The movie crews have been spotted at the State House in Annapolis, at Oriole Park at Camden Yards in Baltimore and at a Hampstead school. They plan to hit this town along the banks of a Patapsco River branch before dawn today to prepare to film.

"They need one day to do a scene on our Main Street," said Matthew Candland, town manager. "Actually, it may just be shots of a campaign bus moving up and down the street."

Rock plays a Washington alderman thrust somewhat unwittingly into the presidential campaign. The filmmakers have hinted that they might shoot scenes at Baldwin's, a restaurant in a restored train station, Sykesville officials said.

About 50 production workers are expected to arrive about 3 a.m., with filming set to begin about 8:30 a.m., shortly after rush hour. In a town of less than 4,000, morning rush hour is rarely an event, although commuters have been known to take Main Street to avoid jams on Route 32, said Chief of Police John Williams.

Police have made no plans to shut down the town's main thoroughfare, but Williams has assigned several off-duty officers to traffic maintenance as early as 4 a.m.

Whatever shooting occurs will wrap within the daylight hours, although the filmmakers have alerted town police to possible traffic problems.

"We were told there would be dozens of large trucks with trailers," Candland said. "We have arranged for off-site parking."

A location scout visited Sykesville's downtown a few months ago and pronounced it suitable for the scene, Candland said.

"Everybody is on board with this," Williams said. "The merchants are aware of what to expect.

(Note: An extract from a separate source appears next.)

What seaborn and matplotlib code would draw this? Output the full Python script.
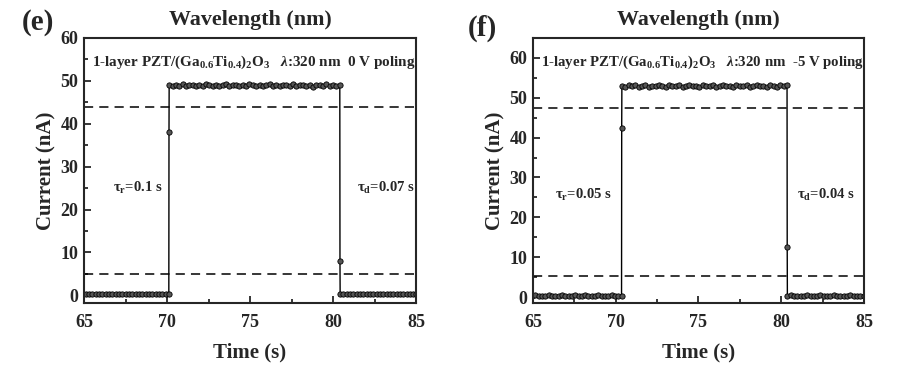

We want to make sure they are able to film the movie with minimal disruption to traffic."

Rock, who is directing the Dreamworks movie, made a pre-production appearance at the town police station and toured Main Street a few weeks ago. The crew chose the church hall at St. Paul's United Methodist Church to set up a cantina. Several downtown restaurants vied for the one-day crowd, but the crew has its own favorite caterer.

Although Williams says he has been a fan of Rock's since the actor appeared in Lethal Weapon 4, he did not ask for an autograph, much to the dismay of his 18-year-old twins.

"He was a very quiet young man," said Williams. "My children were very disappointed that I didn't get his autograph. But I told them that unless he committed a crime and had to sign a citation, I was not about to ask him to sign anything."

Since the movie takes place on the campaign trail throughout the country, crews have chosen various spots throughout Maryland, including North Carroll Middle School. "We are trying to find many locations so it does not look like we are just shooting in Baltimore," said publicist Deborah Wuliger.

Sykesville has had several brief moments in movie spotlights. Its downtown figured prominently in Cry Baby, a John Waters film released in 1990. Eight years ago, a ward at the nearby Springfield Hospital Center was the background for Silent Fall, a thriller starring Richard Dreyfuss and John Lithgow. Ottis L. Roebuck, a hospital orderly, made it into one short scene.